Dar aos fornecedores a garantia de volumes futuros que lhes permita fazer os investimentos que são precisos para trocar as caldeiras a carvão, por exemplo, poderia, por sua vez, encorajar as marcas a partilhar o risco porque terão retorno sobre o investimento se se mantiverem com aquele fornecedor, apontam Richard Wielechowski e Ruth MacGilp.
A ativista da Action Speaks Louder gostava de ver mais iniciativas como o programa de energia limpa para os fornecedores da Apple, no qual a tecnológica lançou mais de 5 mil milhões de dólares em títulos verdes para o desenvolvimento de energias renováveis, assim como para fazer investimentos diretos.
Algumas marcas de moda seguiram o mesmo percurso – VF Corp, Chanel e Burberry, por exemplo. Mais recentemente, obrigações da H&M ligados à sustentabilidade no valor de 500 milhões de euros tiveram uma procura sete vezes superior. O pagamento de juros está ligado ao cumprimento de objetivos até 2025 para cortar emissões de gases com efeito de estufa e utilizar mais materiais reciclados.
A Fashion for Good e o Apparel Impact Institute estimam que serão necessários mais de um bilião de dólares para ajudar a indústria a atingir zero emissões líquidas de carbono até 2050. Cerca de metade desse valor é necessário para financiar soluções existentes.
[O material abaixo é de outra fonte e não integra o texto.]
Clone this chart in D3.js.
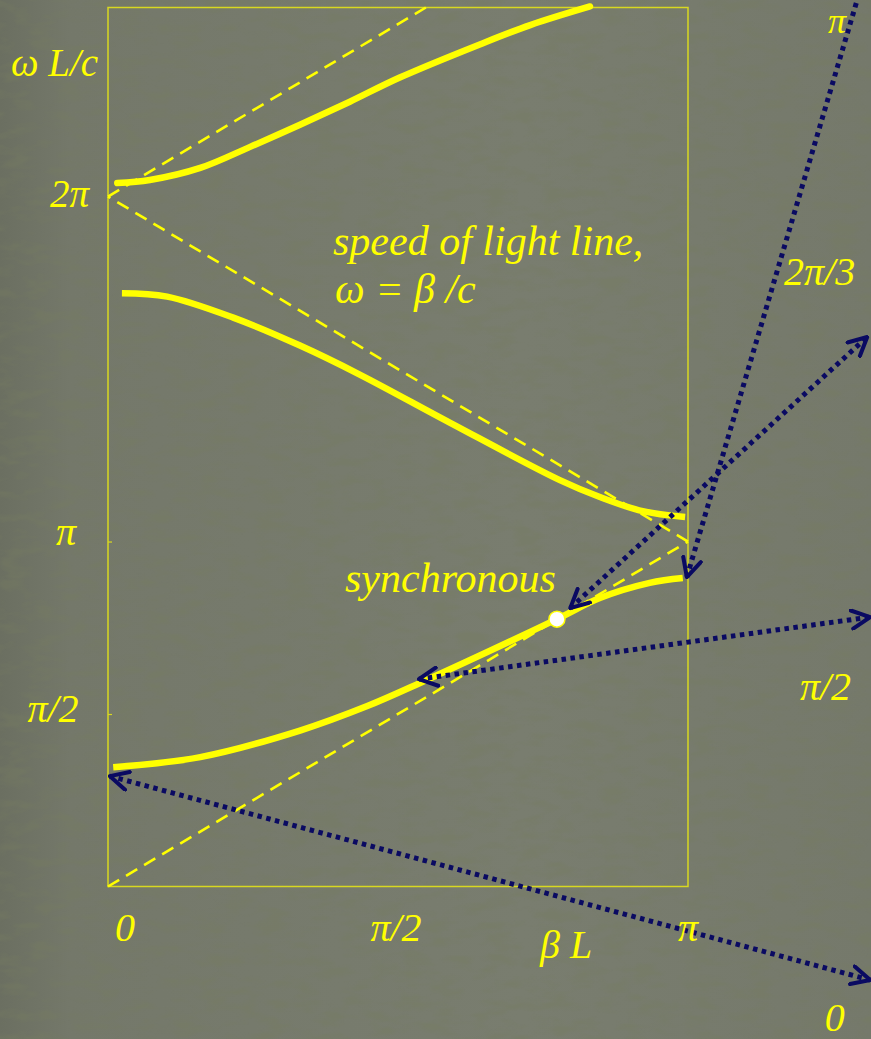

Como tal, é crítico que todos os stakeholders, incluindo a indústria e os governos, trabalhem em conjunto para que os investidores encontrem oportunidades de investimento com retornos atrativos e que tenham impacto positivo no clima.
Os investidores, contudo, parecem não estar dispostos a assumir riscos com tecnologias disruptivas, mas não testadas, motivo pelo qual a Fashion for Good desenvolveu uma iniciativa financeira no valor de 19 milhões de dólares que, até ao momento, já fez três investimentos em empresas no Bangladesh e na Índia. Também o Apparel Impact Institute está a tentar angariar um fundo climático para a moda de 250 milhões de dólares, que para já conta com seis investidores que se comprometeram com 60 milhões de dólares. As primeiras bolsas deverão ser anunciadas em breve.